I doing well-ish. About 8K on 'Dead Line' and another 3.5K on 'Diary of a Demon' (still have no plot for that yet but it's interesting to watch it develop.)
I keep a database of quotes, and many of them are very inspiring, but I don't think of any one as my mantra. Some of the best ones, IMO, are:
"Better to write for yourself and have no public, than to write for the public and have no self." - Cyril Connolly
"It’s a damn good story. If you have any comments, write them on the back of a check." - Erle Stanley Gardner
"In every great novel, who is the hero all the time? Not any of the characters, but some unnamed and nameless flame behind them all." - DH Lawrence
And I leave you with this last bit:
"Don't let the bastards grind you down." -General George Stilwell
This week's been full of life stuff, so the writing has been neglected. I did finish the zillionth draft of my first novel, though, so I can take a few days off. =oD
I have just been reminded by a friend that I do have a mantra. Not so much to do with the creative process as with saving heartache.
MAKE A BACK-UP.
In 1970 I wrote a novel, long-hand, carried it with me everywhere as I worked on it. I had nearly finished it when it must have slipped out of my bag on a train. Never saw it again. Ever since, I have kept copies of everything.
These days finished work is printed up and put into a spring back binder (I'm on volume nine). I have an external hard drive to duplicate what's on my desk top. It's all on the lap top as well. And if I go out, I take a DVD with the latest copy of my stuff in case I come back to find the flat a smouldering cinder or the desk cleared by burglar bill.
Hi all
My writing teacher hit a cord with me when she said;
'write, even when you fear it'll never be good enough to get published. Words can always be worked on. Whereas nothing will always be nothing.'
I also like to tell myself I'm on the right path when I find myself wondering what the hell I'm doing dedicating all this time to something that could just end up shoved in the bottom of a drawer for the rest of my life.
I'm on the right path... I'm on the right path... It feels reassuring!
Jude x
Love all the quotes.
Just popping in to say hello, lots going on in my life at the moment and for the next month.
I have to admit I have only put a link here into my sidebar rather than everyones blogs individually...my sidebar is already lengthy so I didn't want a huge list to get lost in it... Hope everyone is OK with that?
Just wanted to poke my nose in to say hello. Having a 'doo' tonight for ten people so have been rather busy today. Plus hubbie working from home and hogging the broadband connection! Will see you all next week, when I think, it is my turn to host.
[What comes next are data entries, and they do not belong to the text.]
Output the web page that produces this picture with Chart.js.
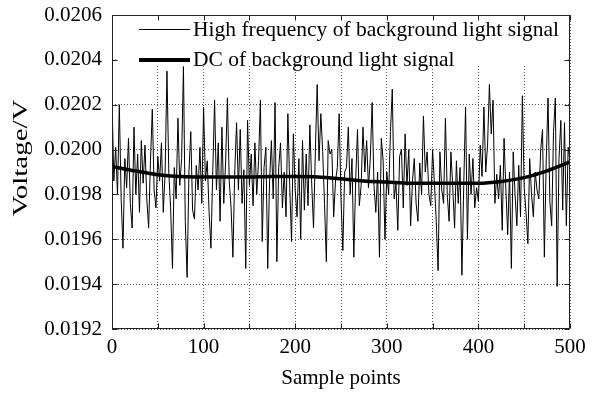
<!DOCTYPE html>
<html lang="en">
<head>
<meta charset="UTF-8">
<title>Background light signal</title>
<style>
  html, body { margin: 0; padding: 0; background: #fff; }
  #wrap { width: 596px; height: 395px; }
</style>
</head>
<body>
<div id="wrap"><canvas id="signalChart" width="596" height="395"></canvas></div>
<script src="https://cdn.jsdelivr.net/npm/chart.js"></script>
<script>
// high frequency signal, read every 2nd sample point (0..500)
const sampleStep = 2;
const hfValues = [
  0.02023, 0.01986, 0.02001, 0.01980, 0.02020, 0.01978, 0.01956, 0.01996, 0.01983, 0.02005,
  0.01976, 0.01965, 0.02010, 0.01980, 0.01998, 0.01972, 0.02004, 0.01985, 0.02002, 0.01978,
  0.01965, 0.01995, 0.02018, 0.01982, 0.01974, 0.01997, 0.01986, 0.02003, 0.01972, 0.01990,
  0.02035, 0.01990, 0.01974, 0.01947, 0.01992, 0.01978, 0.02014, 0.01984, 0.01996, 0.02037,
  0.01968, 0.01943, 0.01990, 0.02008, 0.01973, 0.01969, 0.01993, 0.01982, 0.02001, 0.01976,
  0.02019, 0.01986, 0.01995, 0.01972, 0.01956, 0.01990, 0.02022, 0.01982, 0.02003, 0.01968,
  0.02010, 0.01976, 0.01994, 0.02023, 0.01986, 0.01974, 0.01952, 0.01990, 0.02012, 0.01982,
  0.02009, 0.01976, 0.01991, 0.01947, 0.02013, 0.01984, 0.01998, 0.01975, 0.02003, 0.01980,
  0.01995, 0.02022, 0.01959, 0.01992, 0.02001, 0.01947, 0.01986, 0.02004, 0.01978, 0.02021,
  0.01950, 0.01992, 0.02003, 0.01974, 0.01990, 0.01970, 0.02016, 0.01984, 0.01959, 0.02007,
  0.01982, 0.01970, 0.01996, 0.01960, 0.02004, 0.01973, 0.01998, 0.01975, 0.02011, 0.01985,
  0.01965, 0.01999, 0.02029, 0.01995, 0.02016, 0.01999, 0.01976, 0.01950, 0.02004, 0.01998,
  0.02000, 0.01970, 0.01986, 0.01992, 0.02016, 0.01978, 0.01955, 0.01990, 0.01992, 0.02010,
  0.01980, 0.01996, 0.01952, 0.01986, 0.02009, 0.01975, 0.01984, 0.02010, 0.01990, 0.02004,
  0.01983, 0.01996, 0.02021, 0.01984, 0.01972, 0.01990, 0.01952, 0.02005, 0.01995, 0.01960,
  0.01990, 0.01980, 0.02008, 0.02027, 0.01978, 0.01985, 0.01964, 0.01997, 0.02000, 0.01974,
  0.02007, 0.01984, 0.02000, 0.01966, 0.01986, 0.01996, 0.01976, 0.01968, 0.01994, 0.01980,
  0.02015, 0.01990, 0.01999, 0.01980, 0.01975, 0.02000, 0.01985, 0.01968, 0.01946, 0.01999,
  0.01982, 0.01976, 0.02014, 0.01980, 0.01968, 0.01999, 0.01983, 0.01965, 0.01995, 0.01976,
  0.01992, 0.01944, 0.01984, 0.02019, 0.01960, 0.01998, 0.01980, 0.01996, 0.01974, 0.01983,
  0.01977, 0.02002, 0.01988, 0.02019, 0.01990, 0.02002, 0.02029, 0.02007, 0.02022, 0.01976,
  0.01989, 0.01978, 0.01993, 0.01964, 0.02005, 0.01982, 0.01962, 0.01990, 0.01947, 0.01999,
  0.01980, 0.01966, 0.01993, 0.01970, 0.02024, 0.01983, 0.01972, 0.01958, 0.01996, 0.01980,
  0.01970, 0.01990, 0.01982, 0.01978, 0.02000, 0.02009, 0.01952, 0.01994, 0.02023, 0.01977,
  0.01966, 0.02008, 0.02023, 0.01939, 0.01996, 0.02013, 0.01973, 0.02012, 0.01966, 0.02001,
  0.01995
];

// DC component, read every 25 samples
const dcSamples = [0, 25, 50, 75, 100, 125, 150, 175, 200, 225, 250, 275, 300, 325, 350, 375, 400, 425, 450, 475, 500];
const dcValues = [0.019925, 0.019905, 0.019888, 0.01988, 0.019878, 0.019878, 0.019878, 0.01988, 0.01988, 0.019878,
  0.01987, 0.01986, 0.019855, 0.01985, 0.01985, 0.01985, 0.01985, 0.019858, 0.019875, 0.019905, 0.019945];

const xTickLabels = ['0', '100', '200', '300', '400', '500'];
const legendLabels = ['High frequency of background light signal', 'DC of background light signal'];
const xTitle = 'Sample points';
const yTitle = 'Voltage/V';

const FONT = '"Liberation Serif", "Times New Roman", serif';

const hfPoints = hfValues.map((v, i) => ({ x: i * sampleStep, y: v }));
const dcPoints = dcValues.map((v, i) => ({ x: dcSamples[i], y: v }));

// matlab style box, inward ticks, legend and y label
const matlabFrame = {
  id: 'matlabFrame',
  afterDraw(chart) {
    const { ctx, chartArea: a, scales: { x, y } } = chart;
    const L = Math.round(a.left) + 0.5, R = Math.round(a.right) - 0.5;
    const T = Math.round(a.top) + 0.5, B = Math.round(a.bottom) - 0.5;
    ctx.save();

    // legend box (white, sits on top of the lines)
    ctx.fillStyle = '#fff';
    ctx.fillRect(L + 3, T + 1, R - L - 4, 49);
    ctx.strokeStyle = '#000';
    ctx.lineWidth = 1;
    ctx.beginPath(); ctx.moveTo(139, 29.5); ctx.lineTo(190, 29.5); ctx.stroke();
    ctx.lineWidth = 4;
    ctx.beginPath(); ctx.moveTo(139, 60); ctx.lineTo(190, 60); ctx.stroke();
    ctx.fillStyle = '#000';
    ctx.font = '21.5px ' + FONT;
    ctx.textBaseline = 'middle';
    ctx.textAlign = 'left';
    ctx.fillText(legendLabels[0], 193, 30);
    ctx.fillText(legendLabels[1], 193, 60);

    // box
    ctx.lineWidth = 1;
    ctx.strokeStyle = '#222';
    ctx.strokeRect(L, T, R - L, B - T);

    // inward ticks on all four sides
    ctx.beginPath();
    x.ticks.forEach(t => {
      const px = Math.round(x.getPixelForValue(t.value)) + 0.5;
      ctx.moveTo(px, B); ctx.lineTo(px, B - 5);
      ctx.moveTo(px, T); ctx.lineTo(px, T + 5);
    });
    y.ticks.forEach(t => {
      const py = Math.round(y.getPixelForValue(t.value)) + 0.5;
      ctx.moveTo(L, py); ctx.lineTo(L + 5, py);
      ctx.moveTo(R, py); ctx.lineTo(R - 5, py);
    });
    ctx.stroke();

    // y axis title (stretched along its length like the original figure)
    ctx.font = '21px ' + FONT;
    ctx.translate(21, 158);
    ctx.rotate(-Math.PI / 2);
    ctx.scale(1.38, 1);
    ctx.textAlign = 'center';
    ctx.fillText(yTitle, 0, 0);
    ctx.restore();
  }
};

new Chart(document.getElementById('signalChart'), {
  type: 'line',
  data: {
    datasets: [
      {
        label: legendLabels[0],
        data: hfPoints,
        borderColor: '#000',
        borderWidth: 1,
        pointRadius: 0,
        tension: 0,
        order: 2
      },
      {
        label: legendLabels[1],
        data: dcPoints,
        borderColor: '#000',
        borderWidth: 3.5,
        pointRadius: 0,
        cubicInterpolationMode: 'monotone',
        order: 1
      }
    ]
  },
  options: {
    responsive: false,
    animation: false,
    devicePixelRatio: 1,
    layout: { padding: { top: 15, right: 26, left: 0, bottom: 0 } },
    plugins: { legend: { display: false }, tooltip: { enabled: false } },
    scales: {
      x: {
        type: 'linear',
        min: 0,
        max: 500,
        afterFit: s => { s.height = 66; s.paddingLeft = 0; s.paddingRight = 0; },
        ticks: {
          stepSize: 50,
          autoSkip: false,
          maxRotation: 0,
          padding: 6,
          color: '#000',
          font: { family: FONT, size: 21 },
          callback: v => xTickLabels.includes(String(v)) ? String(v) : ''
        },
        grid: { color: '#555', lineWidth: 1, drawTicks: false },
        border: { display: false, dash: [1, 2] },
        title: {
          display: true,
          text: xTitle,
          color: '#000',
          font: { family: FONT, size: 21 },
          padding: { top: 0, bottom: 4 }
        }
      },
      y: {
        min: 0.0192,
        max: 0.0206,
        afterFit: s => { s.width = 112; s.paddingTop = 0; s.paddingBottom = 0; },
        ticks: {
          stepSize: 0.0002,
          padding: 10,
          color: '#000',
          font: { family: FONT, size: 21 },
          callback: v => v.toFixed(4)
        },
        grid: { color: '#555', lineWidth: 1, drawTicks: false },
        border: { display: false, dash: [1, 2] }
      }
    }
  },
  plugins: [matlabFrame]
});
</script>
</body>
</html>
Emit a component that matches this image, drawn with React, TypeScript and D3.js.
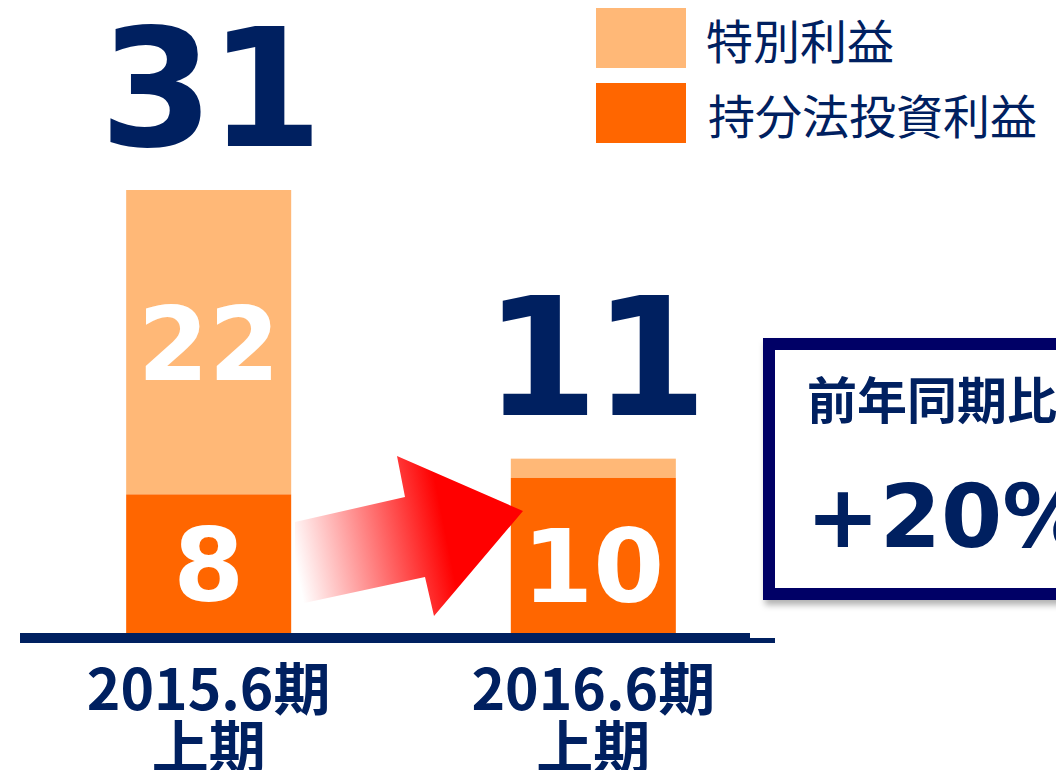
import React from "react";
import * as d3 from "d3";

const categories = ["2015.6期", "2016.6期"];
const subLabels = ["上期", "上期"];
// bar segment values (heights), labels as printed
const equityValues = [9.7, 10.85];
const specialValues = [21.3, 1.35];
const equityLabels = ["8", "10"];
const specialLabels = ["22", ""];
const totalLabels = ["31", "11"];
const legendItems = ["特別利益", "持分法投資利益"];
const calloutTitle = "前年同期比";
const calloutValue = "+20%";

const W = 1056;
const H = 770;
const NAVY = "#002060";
const LIGHT = "#FFB877";
const DARK = "#FF6600";
const NUM_FONT = "'DejaVu Sans', Verdana, sans-serif";
const CJK_FONT = "'Noto Sans CJK JP', 'Noto Sans', sans-serif";

export default function App() {
  const x = d3
    .scaleBand<string>()
    .domain(categories)
    .range([30, 772])
    .paddingInner(0.571)
    .paddingOuter(0.25);
  const y = d3.scaleLinear().domain([0, 31]).range([633, 190]);
  const bw = x.bandwidth();

  // arrow shape (decoration)
  const arrowPts: [number, number][] = [
    [295, 522],
    [405, 497],
    [397, 456],
    [523, 511],
    [434, 616],
    [425, 577],
    [295, 605],
  ];
  const arrowPath = d3.line()(arrowPts) + "Z";

  return (
    <svg
      width={W}
      height={H}
      viewBox={`0 0 ${W} ${H}`}
      style={{ position: "absolute", left: 0, top: 0, display: "block", background: "#fff" }}
    >
      <defs>
        <linearGradient id="arrowGrad" gradientUnits="userSpaceOnUse" x1={295} y1={560} x2={445} y2={530}>
          <stop offset="0" stopColor="#FFFFFF" />
          <stop offset="1" stopColor="#FF0000" />
        </linearGradient>
        <filter id="shadow" x="-10%" y="-10%" width="130%" height="130%">
          <feDropShadow dx="2" dy="5" stdDeviation="3" floodColor="#000" floodOpacity="0.3" />
        </filter>
      </defs>

      {/* bars */}
      {categories.map((c, i) => {
        const x0 = x(c)!;
        const e = equityValues[i];
        const s = specialValues[i];
        return (
          <g key={c}>
            <rect x={x0} y={y(e + s)} width={bw} height={y(e) - y(e + s)} fill={LIGHT} />
            <rect x={x0} y={y(e)} width={bw} height={y(0) - y(e)} fill={DARK} />
          </g>
        );
      })}

      {/* arrow */}
      <path d={arrowPath} fill="url(#arrowGrad)" />

      {/* inner labels */}
      {categories.map((c, i) => {
        const cx = x(c)! + bw / 2;
        const e = equityValues[i];
        const s = specialValues[i];
        return (
          <g key={c + "lbl"} fontFamily={NUM_FONT} fontWeight={700} fill="#fff" textAnchor="middle" fontSize={102}>
            {specialLabels[i] && (
              <text x={cx} y={(y(e) + y(e + s)) / 2 + 38}>{specialLabels[i]}</text>
            )}
            <text x={cx} y={(y(0) + y(e)) / 2 + 37 + (i === 1 ? 10 : 0)}>{equityLabels[i]}</text>
          </g>
        );
      })}

      {/* totals */}
      {categories.map((c, i) => {
        const cx = x(c)! + bw / 2;
        const t = equityValues[i] + specialValues[i];
        return (
          <text
            key={c + "tot"}
            x={cx}
            y={y(t) - 44}
            textAnchor="middle"
            fontFamily={NUM_FONT}
            fontWeight={700}
            fontSize={164}
            letterSpacing={-5}
            fill={NAVY}
          >
            {totalLabels[i]}
          </text>
        );
      })}

      {/* baseline */}
      <rect x={20} y={y(0)} width={730} height={10} fill={NAVY} />
      <rect x={750} y={y(0) + 5} width={25} height={5} fill={NAVY} />

      {/* category labels */}
      {categories.map((c, i) => {
        const cx = x(c)! + bw / 2;
        return (
          <g key={c + "cat"} fontFamily={CJK_FONT} fontWeight={700} fill={NAVY} textAnchor="middle" fontSize={57}>
            <text x={cx} y={710}>{c}</text>
            <text x={cx} y={768}>{subLabels[i]}</text>
          </g>
        );
      })}

      {/* legend */}
      {legendItems.map((l, i) => (
        <g key={l} transform={`translate(596, ${8 + i * 75})`}>
          <rect width={90} height={60} fill={i === 0 ? LIGHT : DARK} />
          <text
            x={110 + i * 2}
            y={30}
            dominantBaseline="central"
            fontFamily={CJK_FONT}
            fontWeight={400}
            fontSize={47}
            fill={NAVY}
          >
            {l}
          </text>
        </g>
      ))}

      {/* callout box */}
      <rect x={769} y={344} width={320} height={250} fill="#fff" stroke="#000066" strokeWidth={12} filter="url(#shadow)" />
      <text x={807} y={397} dominantBaseline="central" fontFamily={CJK_FONT} fontWeight={700} fontSize={50} fill={NAVY}>
        {calloutTitle}
      </text>
      <text x={806} y={547} fontFamily={NUM_FONT} fontWeight={700} fontSize={88} fill={NAVY}>
        {calloutValue}
      </text>
    </svg>
  );
}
Oh and welcome to all the new racers.
Helen
"Imagination will often carry us to worlds that never were. But without it we go nowhwere." Carl Sagan and
"Omit needless words" The Elements of Style. Strunk and White
I am not to the point of omitting needless words yet I am just happy to get something on the page.
There are some very good quotes in the comments I also remind myself that I write for myself, if anyone else likes it that will be a bonus. Have a good week everyone.
Two things to add.
First: I cheated on the linking. I just put up a link to this blog and advise my lj friends to visit all y'all regularly.
When I mentioned mantras to Valerie, she reminded me of the one I have taped just below the screen of my laptop -- a copy of a sign I had over the family computer when I was writing in the kitchen. I hesitate to mention it for the same reason I didn't think of it the first time I posted. Because by definition I'm breaking it when I visit y'all.
The sign says:
"WRITE. Do not chat about writing. Do not post about writing. WRITE."
So if you'll 'scuse me, I'm gonna go write.....
Okay. I really did go to write, and my first item of business was to read a project description from some folks who are inviting writers to pitch. I had to come right back here because you guys would appreciate this.
How to tell a game designer is American:
If the guidelines for the fluff (descriptive story that goes with a role-playing game) says "Setting: Isolated Anglican church" and "Time period: Circa 1300."
Sending off an e-mail for clarification now.
OOh, make a back up... that's a good one.